Buying Checklist: “Burr-Free” Claims to Validate
- Cut your copper and share macro photos of the edges.
- State burr height target and squareness on a sample report.
- Show clamp design and the required lead/tail.
- Disclose blade steel and resharpening intervals.
- Demonstrate length repeatability on three consecutive pieces.
Price & TCO Factors That Affect Scrap and Rework
- Tooling lifecycle: blade wear, resharpening, spare sets.
- Setup waste & changeovers: how many trims per batch?
- Operator time: deburring, inspection, rework.
- Uptime: maintenance and calibration access.
- Material recycling: off-cut handling and reclaim value.
Need deeper budgeting context? See our busbar machine price guide.
RFQ Checklist for Busbar Cutting Quality
- Material grade (Cu/Al), thickness × width, plating/coating.
- Preferred method (shear/saw) and edge requirement (squareness, face finish).

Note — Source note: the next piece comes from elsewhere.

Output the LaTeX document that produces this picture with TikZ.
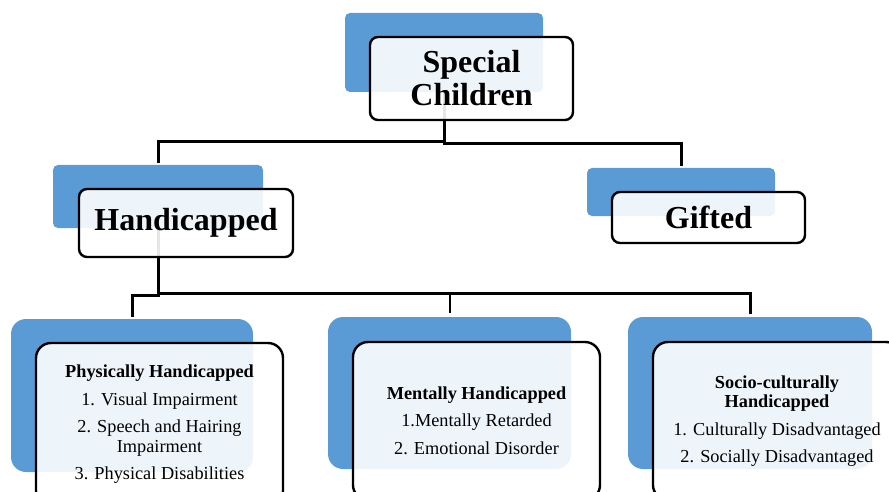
\documentclass[tikz,border=0pt]{standalone}
\usepackage{fontspec}
\setmainfont{Liberation Serif}
\definecolor{backblue}{HTML}{5B9BD5}
\begin{document}
\begin{tikzpicture}[x=1pt,y=-1pt,
  backbox/.style={rectangle, rounded corners=#1, fill=backblue, draw=none, inner sep=0pt},
  frontbox/.style={rectangle, rounded corners=#1, fill=white, fill opacity=0.9, text opacity=1,
    draw=black, draw opacity=1, line width=2.4pt, align=center, inner sep=0pt},
  bigtext/.style={font=\fontsize{32}{33}\selectfont\bfseries},
  smalltext/.style={font=\fontsize{18.3}{19.5}\selectfont},
  conn/.style={line width=3pt, line cap=rect, line join=miter},
  thinconn/.style={line width=2pt}]
\useasboundingbox (0,0) rectangle (889,492);
\begin{scope}
\clip (0,0) rectangle (889,492);
% back boxes
\node[backbox=5pt, minimum width=198pt, minimum height=79pt] (scb) at (444,52.5) {};
\node[backbox=5pt, minimum width=210pt, minimum height=63pt] (hb) at (158,196.5) {};
\node[backbox=5pt, minimum width=188pt, minimum height=48pt] (gb) at (681,192) {};
\node[backbox=15pt, minimum width=242pt, minimum height=153pt] (pb) at (132,395.5) {};
\node[backbox=15pt, minimum width=243pt, minimum height=152pt] (mb) at (449.5,393) {};
\node[backbox=15pt, minimum width=244pt, minimum height=152pt] (sb) at (750,393) {};
% junction coordinates
\coordinate (j1) at (444,142);
\coordinate (j2) at (444,144);
\coordinate (j3) at (158,293);
\coordinate (j4) at (158,295);
% connectors
\draw[conn, shorten >=3pt] (scb.south) -- (j1) -| (hb.north);
\draw[conn, shorten >=3pt] (scb.south) -- (j2) -| (gb.north);
\draw[conn, shorten >=4pt] (hb.south) -- (j3) -| (sb.north);
\draw[conn, shorten >=3pt] (j4) -| (pb.north);
\draw[thinconn, shorten >=4pt] (mb.north |- j3) -- (mb.north);
% front boxes
\node[frontbox=8pt, minimum width=203pt, minimum height=83pt, bigtext] (sc) at (471.5,78.5) {Special\\Children};
\node[frontbox=8pt, minimum width=214pt, minimum height=68pt, bigtext] (h) at (186,223) {Handicapped};
\node[frontbox=8pt, minimum width=193pt, minimum height=51pt, bigtext] (g) at (708.5,217.5) {Gifted};
\node[frontbox=15pt, minimum width=247pt, minimum height=163pt, smalltext] (p) at (159.5,424.5)
  {\textbf{Physically Handicapped}\\[8pt]1. Visual Impairment\\[8pt]2. Speech and Hairing\\Impairment\\[8pt]3. Physical Disabilities};
\node[frontbox=15pt, minimum width=247pt, minimum height=158pt, smalltext] (m) at (476.5,421)
  {\textbf{Mentally Handicapped}\\[7pt]1.Mentally Retarded\\[9pt]2. Emotional Disorder};
\node[frontbox=15pt, minimum width=248pt, minimum height=158pt, smalltext] (s) at (777,421)
  {\textbf{Socio-culturally}\\\textbf{Handicapped}\\[8pt]1. Culturally Disadvantaged\\[8pt]2. Socially Disadvantaged};
\end{scope}
\end{tikzpicture}
\end{document}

- Burr height target and measurement method.
- Expected lead/tail off-cut and clamp land requirements.
- Sample cuts on our bar with photos + dimensional report.
- Maintenance plan (clearance checks, sharpening cadence).
- Throughput target (parts/hour), changeover time.
FAQs
Why is there scrap when cutting busbars?
Clamps need land and blades need overlap; trimming removes deformed zones to meet edge/squareness specs.
Can “burr-free” cutting eliminate off-cut entirely?
You can reduce scrap with optimized tooling and fixturing, but most setups still need small lead/tail trims—verify on your own bars.
Shearing vs sawing—what should I pick?
Shearing = speed and minimal kerf, typically needs deburr. Sawing = cleaner 90° face with kerf loss; slower. Choose by edge spec and takt time.
How do I minimize burr height?
Maintain clearance and sharp blades; standardize deburring and measure burr height in QA.